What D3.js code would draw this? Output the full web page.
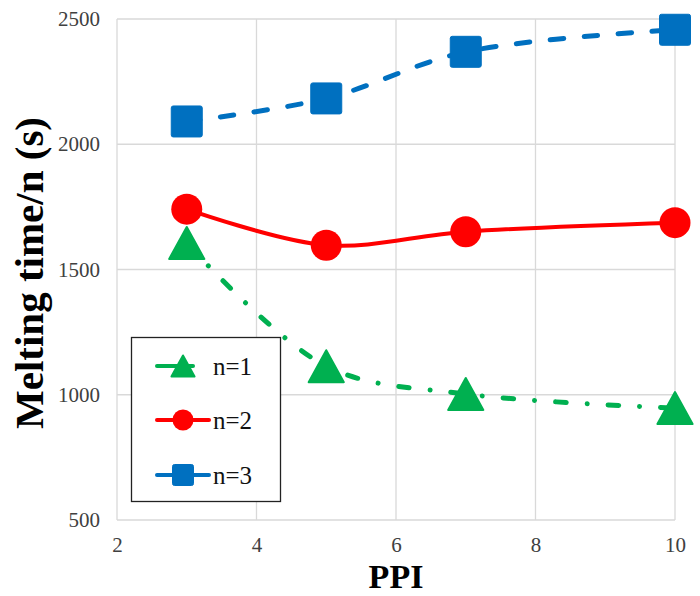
...
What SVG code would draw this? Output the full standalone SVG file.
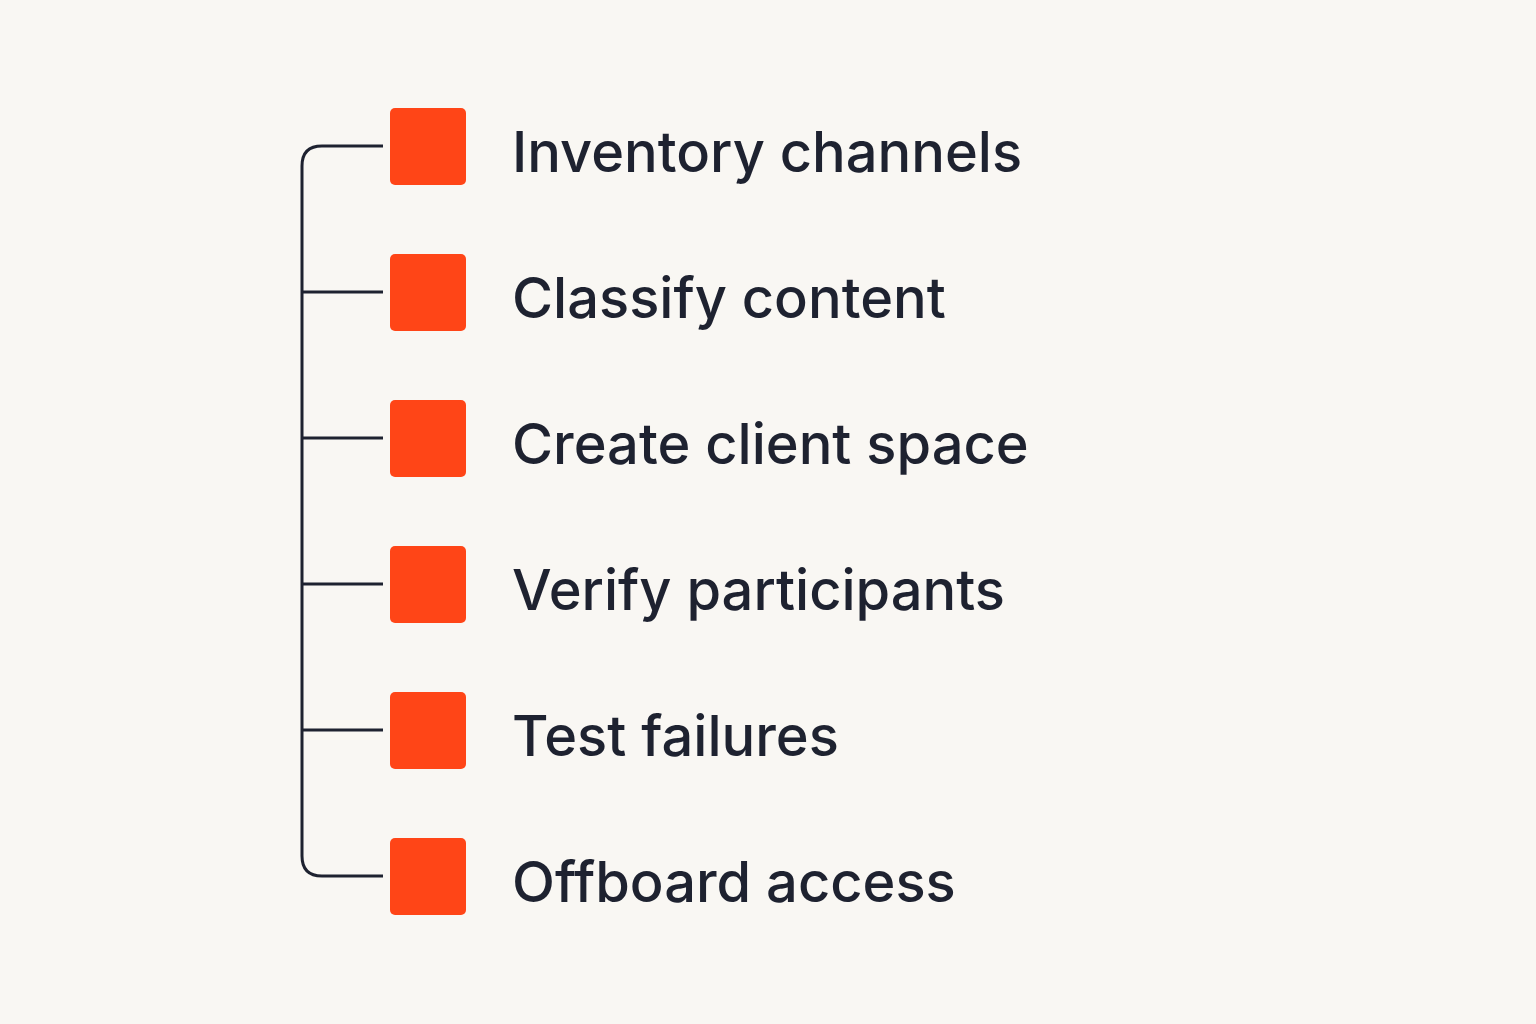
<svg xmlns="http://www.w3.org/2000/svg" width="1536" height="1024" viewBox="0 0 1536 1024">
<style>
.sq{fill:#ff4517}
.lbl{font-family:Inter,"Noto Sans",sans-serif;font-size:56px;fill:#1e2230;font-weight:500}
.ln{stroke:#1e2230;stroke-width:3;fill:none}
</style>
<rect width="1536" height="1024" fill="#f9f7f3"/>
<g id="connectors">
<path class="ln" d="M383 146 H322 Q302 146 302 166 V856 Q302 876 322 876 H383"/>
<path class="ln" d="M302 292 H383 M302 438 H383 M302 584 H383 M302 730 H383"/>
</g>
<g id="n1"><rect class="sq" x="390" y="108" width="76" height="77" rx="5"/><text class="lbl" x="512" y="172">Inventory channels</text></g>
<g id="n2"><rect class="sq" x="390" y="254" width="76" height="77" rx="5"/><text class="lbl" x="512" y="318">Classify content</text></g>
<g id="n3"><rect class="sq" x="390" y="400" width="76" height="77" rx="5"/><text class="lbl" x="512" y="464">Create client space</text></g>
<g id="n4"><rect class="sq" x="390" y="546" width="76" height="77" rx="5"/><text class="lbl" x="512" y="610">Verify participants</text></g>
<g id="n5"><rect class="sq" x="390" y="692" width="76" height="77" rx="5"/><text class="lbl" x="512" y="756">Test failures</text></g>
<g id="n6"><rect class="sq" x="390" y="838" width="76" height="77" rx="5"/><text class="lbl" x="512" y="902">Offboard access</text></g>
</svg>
--
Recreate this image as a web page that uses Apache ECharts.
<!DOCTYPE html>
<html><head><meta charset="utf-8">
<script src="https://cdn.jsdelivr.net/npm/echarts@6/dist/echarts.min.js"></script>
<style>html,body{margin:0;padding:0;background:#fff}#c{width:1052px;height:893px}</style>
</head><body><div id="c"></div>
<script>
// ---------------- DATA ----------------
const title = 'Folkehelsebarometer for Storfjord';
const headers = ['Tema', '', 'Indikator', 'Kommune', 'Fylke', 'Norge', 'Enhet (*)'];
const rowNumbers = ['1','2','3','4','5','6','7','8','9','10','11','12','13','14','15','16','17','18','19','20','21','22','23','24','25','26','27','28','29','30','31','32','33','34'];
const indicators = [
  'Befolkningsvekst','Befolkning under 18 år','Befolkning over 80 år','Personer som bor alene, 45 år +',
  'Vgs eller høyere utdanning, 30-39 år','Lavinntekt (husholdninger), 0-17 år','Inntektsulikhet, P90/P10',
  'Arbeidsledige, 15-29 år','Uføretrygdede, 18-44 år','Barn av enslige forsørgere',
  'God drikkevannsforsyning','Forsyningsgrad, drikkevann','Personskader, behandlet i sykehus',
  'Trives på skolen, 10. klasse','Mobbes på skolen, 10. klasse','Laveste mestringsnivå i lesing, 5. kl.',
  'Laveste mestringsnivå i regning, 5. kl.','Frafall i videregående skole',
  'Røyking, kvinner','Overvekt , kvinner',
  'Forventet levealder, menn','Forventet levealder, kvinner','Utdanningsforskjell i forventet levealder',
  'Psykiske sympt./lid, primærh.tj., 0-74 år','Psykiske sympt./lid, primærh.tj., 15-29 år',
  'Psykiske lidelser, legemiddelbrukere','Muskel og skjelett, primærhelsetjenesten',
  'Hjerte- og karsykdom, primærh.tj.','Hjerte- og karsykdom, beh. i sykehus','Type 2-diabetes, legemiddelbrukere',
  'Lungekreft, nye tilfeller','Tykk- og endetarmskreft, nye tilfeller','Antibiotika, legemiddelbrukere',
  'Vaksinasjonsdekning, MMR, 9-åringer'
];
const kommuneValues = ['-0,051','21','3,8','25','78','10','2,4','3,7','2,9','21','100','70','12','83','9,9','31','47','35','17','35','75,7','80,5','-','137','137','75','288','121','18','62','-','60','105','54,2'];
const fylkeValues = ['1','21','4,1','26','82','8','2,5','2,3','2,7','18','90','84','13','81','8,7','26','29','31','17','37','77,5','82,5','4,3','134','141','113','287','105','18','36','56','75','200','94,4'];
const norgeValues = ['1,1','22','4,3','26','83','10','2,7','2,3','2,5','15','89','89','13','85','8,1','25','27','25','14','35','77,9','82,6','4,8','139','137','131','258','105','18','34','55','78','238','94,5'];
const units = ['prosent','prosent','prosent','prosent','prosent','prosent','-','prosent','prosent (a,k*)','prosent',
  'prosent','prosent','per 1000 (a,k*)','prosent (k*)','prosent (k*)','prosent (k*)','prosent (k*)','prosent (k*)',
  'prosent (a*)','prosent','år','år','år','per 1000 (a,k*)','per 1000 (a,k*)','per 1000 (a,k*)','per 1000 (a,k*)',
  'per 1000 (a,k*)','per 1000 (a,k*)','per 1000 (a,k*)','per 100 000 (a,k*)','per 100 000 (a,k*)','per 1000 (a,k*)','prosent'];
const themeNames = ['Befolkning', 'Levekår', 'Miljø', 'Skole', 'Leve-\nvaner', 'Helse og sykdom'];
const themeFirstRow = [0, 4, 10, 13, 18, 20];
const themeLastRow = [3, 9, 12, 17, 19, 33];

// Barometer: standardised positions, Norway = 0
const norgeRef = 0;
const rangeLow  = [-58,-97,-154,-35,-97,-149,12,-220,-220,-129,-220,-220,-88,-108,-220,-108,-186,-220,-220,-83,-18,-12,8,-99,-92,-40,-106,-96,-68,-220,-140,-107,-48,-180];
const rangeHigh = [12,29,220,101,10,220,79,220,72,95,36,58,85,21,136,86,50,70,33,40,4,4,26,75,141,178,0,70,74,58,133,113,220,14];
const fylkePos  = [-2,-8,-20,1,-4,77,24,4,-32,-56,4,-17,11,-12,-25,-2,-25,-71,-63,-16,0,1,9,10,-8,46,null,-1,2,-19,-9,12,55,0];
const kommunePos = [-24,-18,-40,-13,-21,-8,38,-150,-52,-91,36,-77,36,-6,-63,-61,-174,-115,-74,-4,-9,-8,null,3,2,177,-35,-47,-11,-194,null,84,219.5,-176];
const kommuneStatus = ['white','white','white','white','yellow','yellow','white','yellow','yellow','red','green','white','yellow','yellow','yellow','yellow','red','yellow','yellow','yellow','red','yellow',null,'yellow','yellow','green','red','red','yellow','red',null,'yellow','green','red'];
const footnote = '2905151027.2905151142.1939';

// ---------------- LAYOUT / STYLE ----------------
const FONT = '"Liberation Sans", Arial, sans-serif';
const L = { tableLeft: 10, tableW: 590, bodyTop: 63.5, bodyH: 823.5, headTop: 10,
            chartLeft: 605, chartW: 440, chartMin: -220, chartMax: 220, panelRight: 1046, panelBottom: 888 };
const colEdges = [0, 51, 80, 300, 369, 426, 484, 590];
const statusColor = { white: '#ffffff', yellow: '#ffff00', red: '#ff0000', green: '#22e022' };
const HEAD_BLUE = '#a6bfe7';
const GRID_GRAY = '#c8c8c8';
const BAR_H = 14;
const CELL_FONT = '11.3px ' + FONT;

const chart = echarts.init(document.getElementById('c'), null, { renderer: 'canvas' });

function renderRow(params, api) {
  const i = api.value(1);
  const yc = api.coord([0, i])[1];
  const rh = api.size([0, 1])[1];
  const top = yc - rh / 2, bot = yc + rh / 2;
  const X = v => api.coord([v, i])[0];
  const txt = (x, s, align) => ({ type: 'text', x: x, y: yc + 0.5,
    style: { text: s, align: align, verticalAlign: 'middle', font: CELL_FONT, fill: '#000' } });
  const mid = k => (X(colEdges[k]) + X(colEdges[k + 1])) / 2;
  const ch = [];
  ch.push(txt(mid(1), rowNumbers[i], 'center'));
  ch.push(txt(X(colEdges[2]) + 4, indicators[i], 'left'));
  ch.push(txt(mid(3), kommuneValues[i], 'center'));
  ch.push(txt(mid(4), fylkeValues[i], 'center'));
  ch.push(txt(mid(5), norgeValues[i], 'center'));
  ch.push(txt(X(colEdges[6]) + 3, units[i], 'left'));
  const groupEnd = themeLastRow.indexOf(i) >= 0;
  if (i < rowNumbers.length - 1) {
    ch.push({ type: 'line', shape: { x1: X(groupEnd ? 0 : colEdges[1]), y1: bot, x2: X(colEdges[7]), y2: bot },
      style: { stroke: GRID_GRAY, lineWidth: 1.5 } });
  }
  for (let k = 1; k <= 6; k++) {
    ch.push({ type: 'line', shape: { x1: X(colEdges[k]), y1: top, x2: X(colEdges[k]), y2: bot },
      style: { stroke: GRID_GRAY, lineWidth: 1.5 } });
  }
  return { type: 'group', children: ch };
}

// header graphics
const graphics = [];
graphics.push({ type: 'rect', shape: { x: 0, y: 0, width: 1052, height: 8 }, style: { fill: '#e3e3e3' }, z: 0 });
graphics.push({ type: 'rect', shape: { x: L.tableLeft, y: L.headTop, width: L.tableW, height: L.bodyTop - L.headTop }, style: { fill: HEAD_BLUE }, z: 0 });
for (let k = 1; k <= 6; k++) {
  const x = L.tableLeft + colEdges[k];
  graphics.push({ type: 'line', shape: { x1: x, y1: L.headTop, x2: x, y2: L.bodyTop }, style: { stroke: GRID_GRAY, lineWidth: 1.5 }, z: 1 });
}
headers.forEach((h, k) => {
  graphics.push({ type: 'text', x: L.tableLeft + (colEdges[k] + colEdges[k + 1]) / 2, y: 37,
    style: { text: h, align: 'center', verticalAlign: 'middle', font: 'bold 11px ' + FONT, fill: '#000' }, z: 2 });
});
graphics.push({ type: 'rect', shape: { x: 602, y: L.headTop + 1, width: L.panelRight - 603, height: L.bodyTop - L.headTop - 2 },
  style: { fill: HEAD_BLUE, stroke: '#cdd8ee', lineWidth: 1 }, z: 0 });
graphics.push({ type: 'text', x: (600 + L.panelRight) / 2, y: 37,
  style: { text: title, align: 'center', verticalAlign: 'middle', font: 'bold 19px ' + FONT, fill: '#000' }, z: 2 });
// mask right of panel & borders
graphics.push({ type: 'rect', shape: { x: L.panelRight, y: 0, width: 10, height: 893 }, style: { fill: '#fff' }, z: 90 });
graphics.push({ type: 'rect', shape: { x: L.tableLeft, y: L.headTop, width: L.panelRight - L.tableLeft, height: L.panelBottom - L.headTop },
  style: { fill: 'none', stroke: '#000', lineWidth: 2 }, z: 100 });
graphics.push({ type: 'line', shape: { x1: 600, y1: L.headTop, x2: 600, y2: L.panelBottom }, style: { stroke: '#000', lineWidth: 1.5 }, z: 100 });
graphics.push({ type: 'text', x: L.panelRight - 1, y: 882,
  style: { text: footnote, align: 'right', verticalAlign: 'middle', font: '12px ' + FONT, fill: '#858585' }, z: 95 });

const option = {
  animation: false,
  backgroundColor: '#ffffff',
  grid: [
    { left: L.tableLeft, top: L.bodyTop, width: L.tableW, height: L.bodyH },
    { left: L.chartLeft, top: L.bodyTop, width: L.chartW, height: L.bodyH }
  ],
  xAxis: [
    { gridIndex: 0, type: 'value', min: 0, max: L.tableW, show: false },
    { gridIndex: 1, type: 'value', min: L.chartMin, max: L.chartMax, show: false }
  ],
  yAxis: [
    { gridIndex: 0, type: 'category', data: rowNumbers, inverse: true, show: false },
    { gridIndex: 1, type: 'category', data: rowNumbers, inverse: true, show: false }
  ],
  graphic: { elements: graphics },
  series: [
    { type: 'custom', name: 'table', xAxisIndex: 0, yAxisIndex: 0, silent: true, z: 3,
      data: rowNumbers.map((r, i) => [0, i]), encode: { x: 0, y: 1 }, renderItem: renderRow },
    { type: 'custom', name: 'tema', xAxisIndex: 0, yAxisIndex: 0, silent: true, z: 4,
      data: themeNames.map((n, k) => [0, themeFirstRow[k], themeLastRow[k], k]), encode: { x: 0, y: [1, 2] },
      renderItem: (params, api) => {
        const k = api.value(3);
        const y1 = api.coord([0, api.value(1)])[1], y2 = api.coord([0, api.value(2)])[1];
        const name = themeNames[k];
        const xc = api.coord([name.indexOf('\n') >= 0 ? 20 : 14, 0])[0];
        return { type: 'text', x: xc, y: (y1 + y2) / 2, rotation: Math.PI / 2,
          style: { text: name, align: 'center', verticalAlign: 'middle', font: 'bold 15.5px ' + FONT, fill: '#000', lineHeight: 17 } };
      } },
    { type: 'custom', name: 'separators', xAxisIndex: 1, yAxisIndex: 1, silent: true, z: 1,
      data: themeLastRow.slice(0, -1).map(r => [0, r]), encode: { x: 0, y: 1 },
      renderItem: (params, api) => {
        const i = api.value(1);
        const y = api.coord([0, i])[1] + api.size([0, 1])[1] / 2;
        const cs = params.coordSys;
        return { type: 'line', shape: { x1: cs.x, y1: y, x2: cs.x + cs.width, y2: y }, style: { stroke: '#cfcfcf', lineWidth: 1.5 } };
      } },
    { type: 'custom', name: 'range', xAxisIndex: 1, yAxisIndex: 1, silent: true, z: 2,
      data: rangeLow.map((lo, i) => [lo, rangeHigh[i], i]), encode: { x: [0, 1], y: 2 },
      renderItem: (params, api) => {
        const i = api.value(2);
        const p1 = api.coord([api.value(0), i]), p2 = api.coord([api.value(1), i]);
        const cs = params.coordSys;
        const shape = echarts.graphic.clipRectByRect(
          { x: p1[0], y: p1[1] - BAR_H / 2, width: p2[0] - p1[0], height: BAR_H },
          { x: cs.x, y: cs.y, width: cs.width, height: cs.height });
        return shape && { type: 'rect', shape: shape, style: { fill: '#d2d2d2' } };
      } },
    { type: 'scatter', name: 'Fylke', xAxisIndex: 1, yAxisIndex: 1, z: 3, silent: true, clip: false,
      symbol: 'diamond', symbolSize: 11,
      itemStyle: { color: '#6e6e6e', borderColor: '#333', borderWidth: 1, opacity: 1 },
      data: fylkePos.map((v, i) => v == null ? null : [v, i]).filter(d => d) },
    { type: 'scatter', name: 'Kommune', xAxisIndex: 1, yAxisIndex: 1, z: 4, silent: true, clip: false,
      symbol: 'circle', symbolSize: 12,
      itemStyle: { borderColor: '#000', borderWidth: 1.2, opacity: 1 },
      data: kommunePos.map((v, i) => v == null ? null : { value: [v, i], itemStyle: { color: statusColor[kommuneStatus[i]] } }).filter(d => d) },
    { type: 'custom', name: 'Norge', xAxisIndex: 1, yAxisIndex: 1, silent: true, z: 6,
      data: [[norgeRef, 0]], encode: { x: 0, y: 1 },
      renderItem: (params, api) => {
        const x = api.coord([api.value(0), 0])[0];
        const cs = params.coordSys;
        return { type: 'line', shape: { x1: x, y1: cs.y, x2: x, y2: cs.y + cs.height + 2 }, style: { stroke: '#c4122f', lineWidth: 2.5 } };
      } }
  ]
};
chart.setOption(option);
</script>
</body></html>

AIM:
Copy out every line of the listing that includes the string "this".

WRITTEN RESPONSE:
What D3.js code would draw this? Output the full web page.
What SVG code would draw this? Output the full standalone SVG file.
Recreate this image as a web page that uses Apache ECharts.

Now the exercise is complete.